Our friends tell us to meet them for tonight's cacerolazo in the cafe of the Popular University of the Mothers of Plaza de Mayo. The place is an enormous social centre, right opposite the national congress building, and is run by the well-known mothers of the disappeared, whose courageous actions brought to the attention of the world the mass disappearances during the military dictatorship between 1976 and 1983.
Surrounded by shelves crammed with books, journals, and newspapers documenting radical Latin American political struggles, we drink the quintessential Argentinean drink of health and friendship, yerba mate, an extraordinary herbal infusion that increases energy and mental alertness and is believed to contain all of the vitamins necessary to sustain life. The warm drink is served in a gourd with a silver straw and is passed around and shared between friends. No political meeting in Argentina is complete without mate, and some of us wonder whether this seemingly innocuous green twiggy tea is the secret ingredient behind this country's inspirational rebellion.
Night falls, and before long we begin to hear the repetitive rhythm of pot-and-pan banging drift across the square. A small crowd of around fifty people has congregated in the street - they are young, old, rich, poor, smartly dressed, scruffy, but all are armed with spoons, forks, and a whole variety of metal objects to hit: cooking pots, lids, kettles, Coke cans, car parts, biscuit tins, iron bars, baking trays, car keys. The rhythm is high pitched and monotonous, and above it people sing catchy tunes instead of dull political chanting; often they include the key slogan of this movement: que se vayan todos, they all must go, meaning that the ENTIRE political class goes, every politician from every party, the supreme court, the IMF, the multinational corporations, the banks - everyone out so the people can decide the fate of this economically crippled country themselves.
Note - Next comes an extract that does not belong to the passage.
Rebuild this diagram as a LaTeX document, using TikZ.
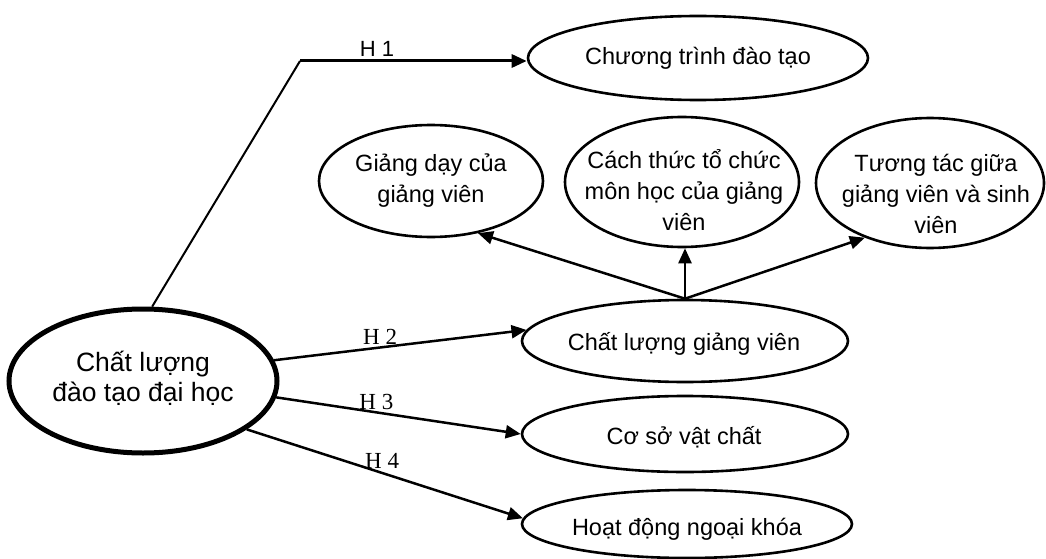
\documentclass[tikz,border=0pt]{standalone}
\usepackage{fontspec}
\setmainfont{Liberation Sans}
\newfontfamily\hfont{Liberation Serif}
\usetikzlibrary{shapes.geometric,arrows.meta}
\begin{document}
\begin{tikzpicture}[x=1pt,y=-1pt,
  ell/.style={draw=black,line width=2.6pt,ellipse,inner sep=0pt,fill=white},
  txt/.style={align=center,inner sep=0pt,font=\fontsize{23.5}{31}\selectfont},
  conn/.style={line width=2.5pt,-{Triangle[length=15pt,width=13pt]}},
  hlab/.style={font=\hfont\fontsize{23}{25}\selectfont,inner sep=2pt,above},
]
\useasboundingbox (0,0) rectangle (1046,559);
% main node
\node[ell,line width=5pt,minimum width=268pt,minimum height=144pt] (main) at (143,381) {};
\node[txt,font=\fontsize{26.5}{30}\selectfont] (maint) at (143,378) {Chất lượng\\đào tạo đại học};
% right nodes
\node[ell,minimum width=340pt,minimum height=84pt] (ct) at (698,58) {};
\node[txt] (ctt) at (698,58) {Chương trình đào tạo};
\node[ell,minimum width=224pt,minimum height=112pt] (gd) at (431,181) {};
\node[txt] (gdt) at (431,181) {Giảng dạy của\\giảng viên};
\node[ell,minimum width=234pt,minimum height=130pt] (cach) at (682,182) {};
\node[txt] (cacht) at (684,190) {Cách thức tổ chức\\môn học của giảng\\viên};
\node[ell,minimum width=228pt,minimum height=130pt] (tt) at (930,183) {};
\node[txt] (ttt) at (936,194) {Tương tác giữa\\giảng viên và sinh\\viên};
\node[ell,minimum width=326pt,minimum height=82pt] (cgv) at (685,341) {};
\node[txt] (cgvt) at (684,344) {Chất lượng giảng viên};
\node[ell,minimum width=326pt,minimum height=76pt] (csv) at (685,434) {};
\node[txt] (csvt) at (684,437) {Cơ sở vật chất};
\node[ell,minimum width=330pt,minimum height=68pt] (hd) at (687,524) {};
\node[txt] (hdt) at (687,529) {Hoạt động ngoại khóa};
% H1 connector
\coordinate (c1) at (300,61);
\draw[line width=2pt] (main.83) -- (c1);
\draw[conn,line width=3pt] (c1) -- node[pos=0.34,above,inner sep=3pt,font=\fontsize{22}{24}\selectfont] (h1) {H 1} (c1 -| ct.west);
% H2-H4
\draw[conn] (main.9) -- node[hlab,pos=0.42] (h2) {H 2} (cgv.176);
\draw[conn] (main.-7) -- node[hlab,pos=0.41,inner sep=1pt] (h3) {H 3} (csv.west);
\draw[conn] (main.-25) -- node[hlab,pos=0.49,inner sep=3pt] (h4) {H 4} (hd.178);
% upward arrows
\draw[conn] (cgv.north) -- (gd.-48);
\draw[conn] (cgv.north) -- (cgv.north |- cach.south);
\draw[conn] (cgv.north) -- (tt.-140);
\end{tikzpicture}
\end{document}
Our friend Eva tells us that the movement has lost some of its momentum over the last few weeks. We admit to being surprised by how small this crowd is - having imagined the cacerolazos to be enormous. But as we're thinking this, we reach a crossroads. To our right we see another crowd, perhaps twice as big as ours, coming towards us, waving and cheering. We continue for a few more blocks, and on the next street corner another stream of people flows out from the underground station, singing and jumping up and down as it merges with our group, another junction and yet more people come towards us.
We began as 50, grew to a hundred or more, then we were two hundred, then five, then a thousand, two thousand, perhaps more. Rivers of people pouring into each other, growing bigger and bigger, rising to a roaring, banging torrent as we near the final destination, the Plaza de Mayo, where the presidential palace, the Pink House, stands protected behind police lines and barricades.